> _Supplied entries_
((
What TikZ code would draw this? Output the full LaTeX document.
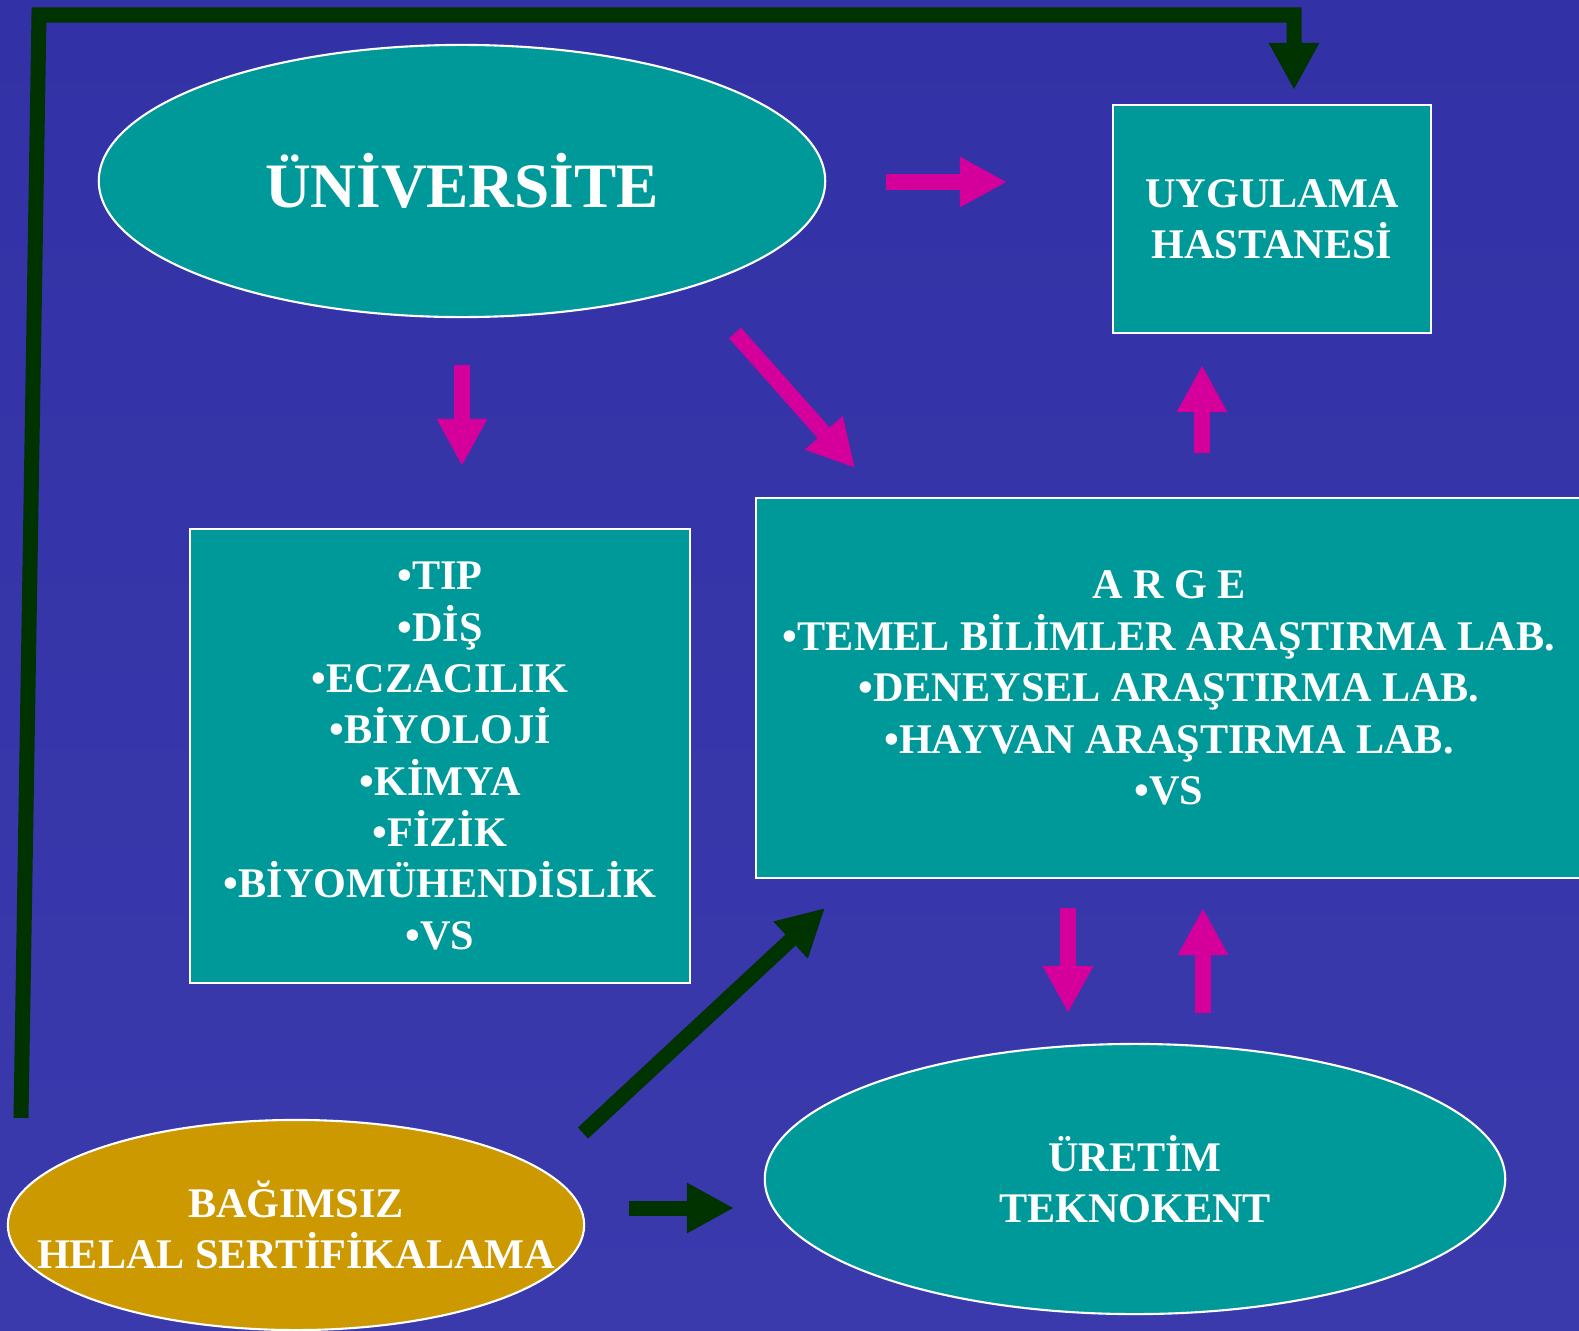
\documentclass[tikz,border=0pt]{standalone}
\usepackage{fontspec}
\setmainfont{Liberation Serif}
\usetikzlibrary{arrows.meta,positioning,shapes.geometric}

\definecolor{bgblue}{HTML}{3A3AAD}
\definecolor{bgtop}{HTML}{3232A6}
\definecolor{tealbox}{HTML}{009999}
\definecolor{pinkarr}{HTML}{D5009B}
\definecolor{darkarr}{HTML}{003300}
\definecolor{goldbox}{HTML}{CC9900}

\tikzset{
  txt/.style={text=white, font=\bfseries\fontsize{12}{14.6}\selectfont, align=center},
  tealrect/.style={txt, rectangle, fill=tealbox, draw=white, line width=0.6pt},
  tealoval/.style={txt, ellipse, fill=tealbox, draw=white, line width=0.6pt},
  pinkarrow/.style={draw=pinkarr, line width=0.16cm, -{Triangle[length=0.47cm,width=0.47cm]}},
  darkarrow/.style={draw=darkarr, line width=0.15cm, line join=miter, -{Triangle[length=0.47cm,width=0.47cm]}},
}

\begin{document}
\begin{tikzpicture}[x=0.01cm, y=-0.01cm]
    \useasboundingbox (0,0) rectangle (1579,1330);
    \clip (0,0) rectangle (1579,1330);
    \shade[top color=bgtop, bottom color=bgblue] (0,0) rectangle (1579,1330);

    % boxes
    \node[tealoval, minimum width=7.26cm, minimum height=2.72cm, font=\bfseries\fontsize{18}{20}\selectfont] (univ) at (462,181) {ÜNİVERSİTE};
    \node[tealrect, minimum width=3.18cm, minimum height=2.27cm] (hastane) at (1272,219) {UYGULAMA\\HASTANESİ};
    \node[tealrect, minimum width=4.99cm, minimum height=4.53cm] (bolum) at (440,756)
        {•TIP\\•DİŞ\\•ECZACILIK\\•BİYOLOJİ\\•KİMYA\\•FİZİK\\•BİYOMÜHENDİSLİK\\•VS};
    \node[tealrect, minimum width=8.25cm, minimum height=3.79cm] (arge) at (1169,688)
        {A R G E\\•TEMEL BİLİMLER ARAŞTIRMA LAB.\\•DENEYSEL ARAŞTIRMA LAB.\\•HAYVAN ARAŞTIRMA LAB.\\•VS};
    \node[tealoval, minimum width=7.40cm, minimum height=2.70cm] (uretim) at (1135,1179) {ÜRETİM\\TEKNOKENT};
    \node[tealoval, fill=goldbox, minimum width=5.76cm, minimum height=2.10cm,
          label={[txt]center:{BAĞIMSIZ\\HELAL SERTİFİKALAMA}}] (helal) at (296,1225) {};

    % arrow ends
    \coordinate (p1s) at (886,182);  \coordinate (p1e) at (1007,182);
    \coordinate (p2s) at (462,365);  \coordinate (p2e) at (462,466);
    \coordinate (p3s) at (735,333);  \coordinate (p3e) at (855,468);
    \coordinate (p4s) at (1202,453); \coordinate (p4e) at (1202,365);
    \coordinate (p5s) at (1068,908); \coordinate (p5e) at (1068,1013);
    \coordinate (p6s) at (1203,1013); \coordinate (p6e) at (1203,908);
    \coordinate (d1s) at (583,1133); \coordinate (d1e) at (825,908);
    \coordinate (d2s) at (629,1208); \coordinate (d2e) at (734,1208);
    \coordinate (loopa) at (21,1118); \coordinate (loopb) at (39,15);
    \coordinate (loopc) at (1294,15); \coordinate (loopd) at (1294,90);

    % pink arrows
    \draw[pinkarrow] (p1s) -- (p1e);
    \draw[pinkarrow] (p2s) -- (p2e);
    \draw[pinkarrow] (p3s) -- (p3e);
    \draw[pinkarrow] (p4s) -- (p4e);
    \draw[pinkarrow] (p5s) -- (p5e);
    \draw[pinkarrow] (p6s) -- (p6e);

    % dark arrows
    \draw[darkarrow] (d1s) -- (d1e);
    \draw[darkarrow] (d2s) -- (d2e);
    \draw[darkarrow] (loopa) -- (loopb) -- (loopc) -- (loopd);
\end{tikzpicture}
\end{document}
))
((
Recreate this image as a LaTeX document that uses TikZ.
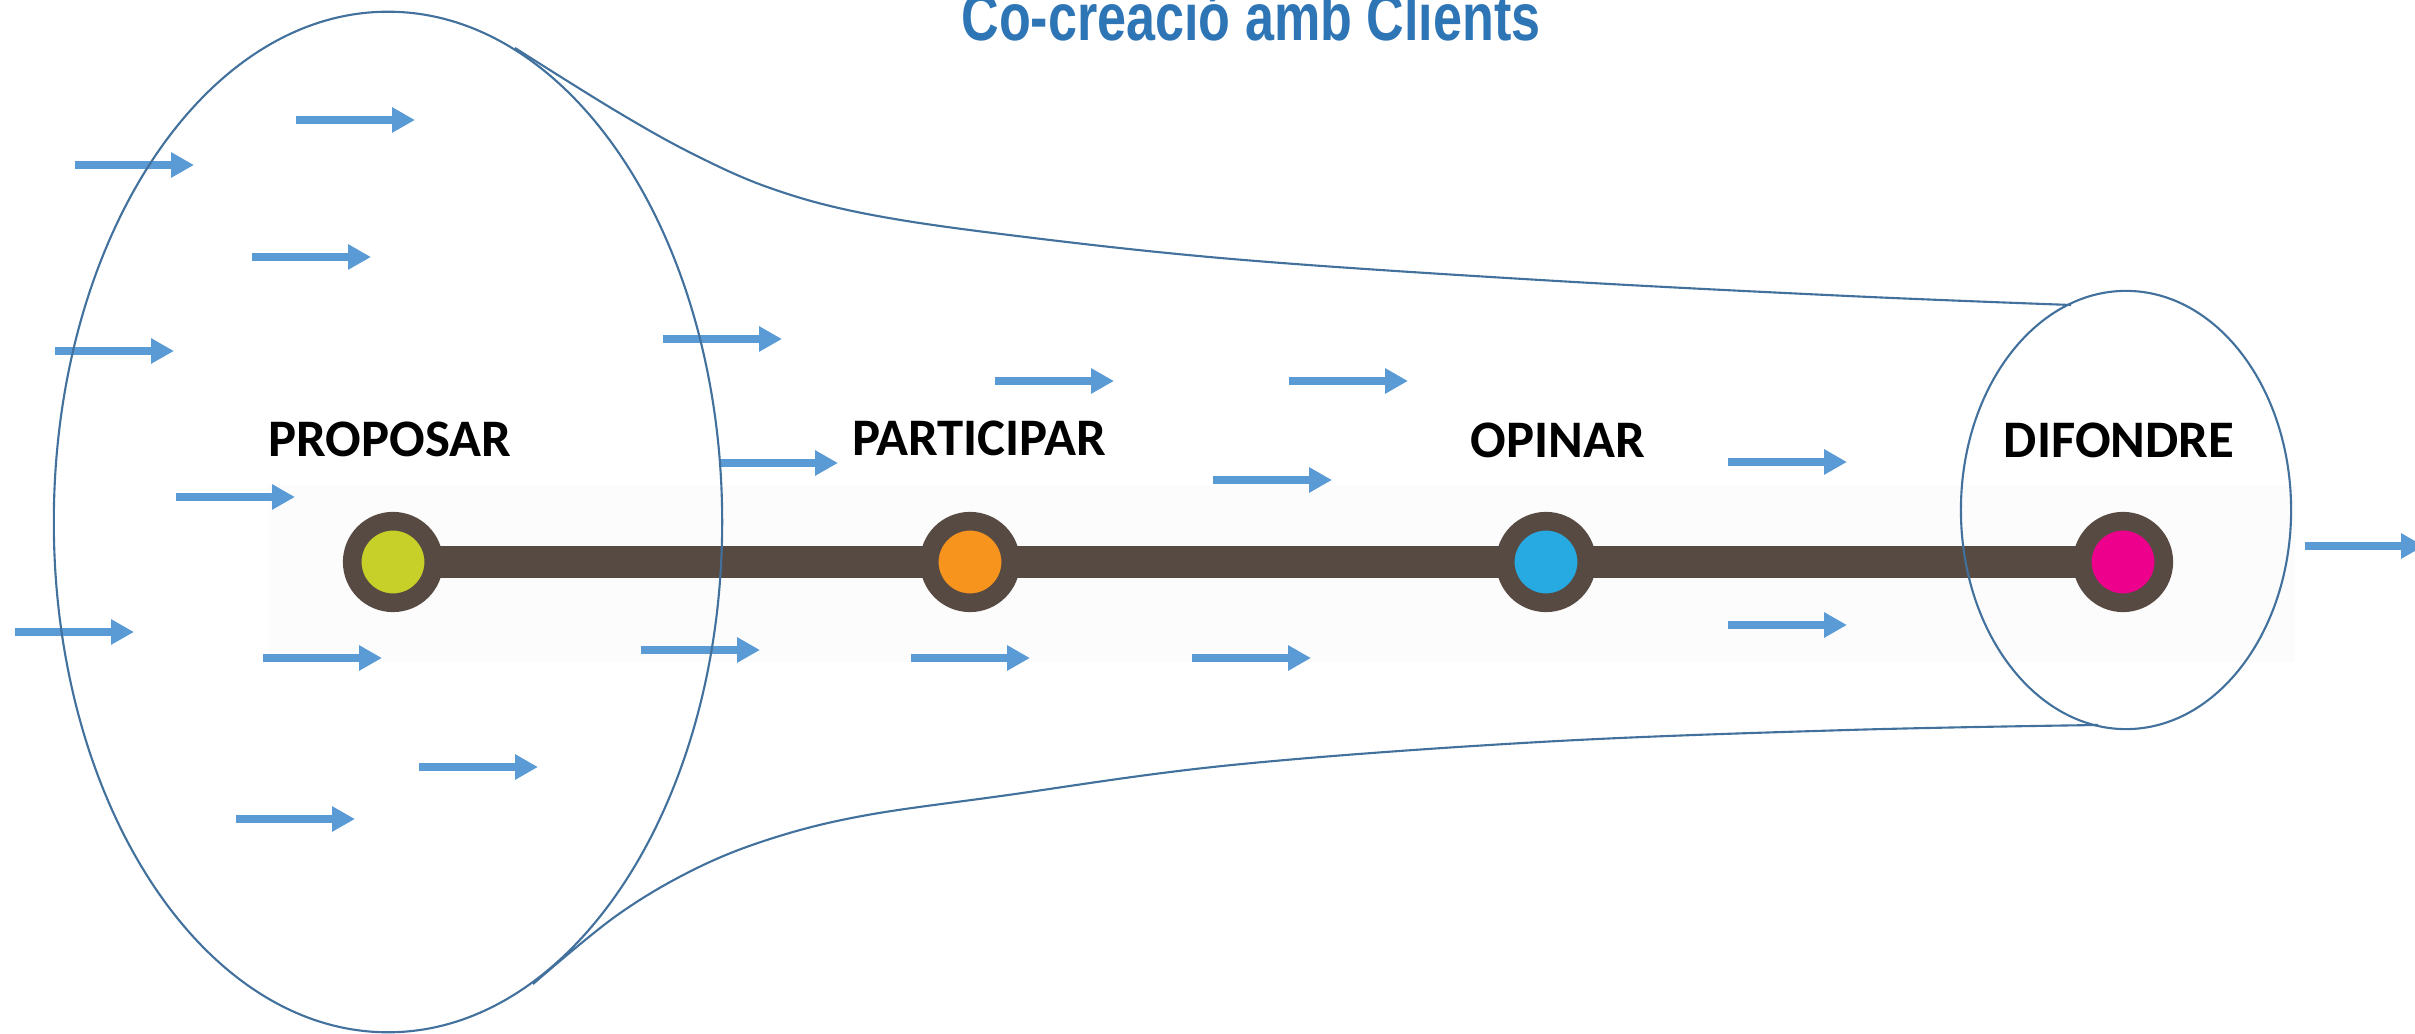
))
((
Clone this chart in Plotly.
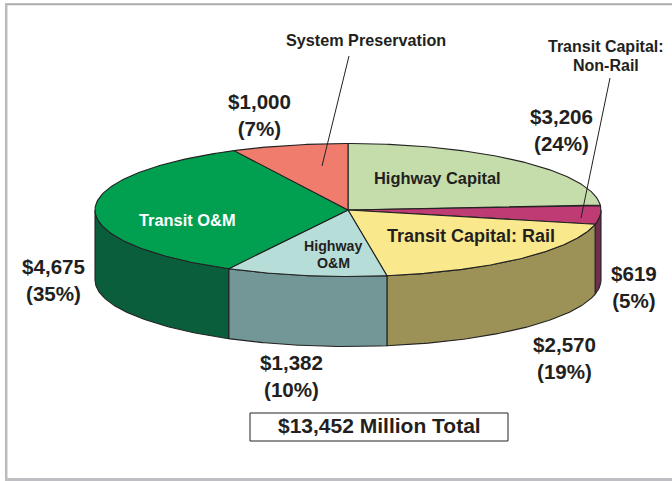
))
> _What you should do_
Working from the entries above, return all lines that contain "LaTeX".

> _Solution for this problem_
What TikZ code would draw this? Output the full LaTeX document.
Recreate this image as a LaTeX document that uses TikZ.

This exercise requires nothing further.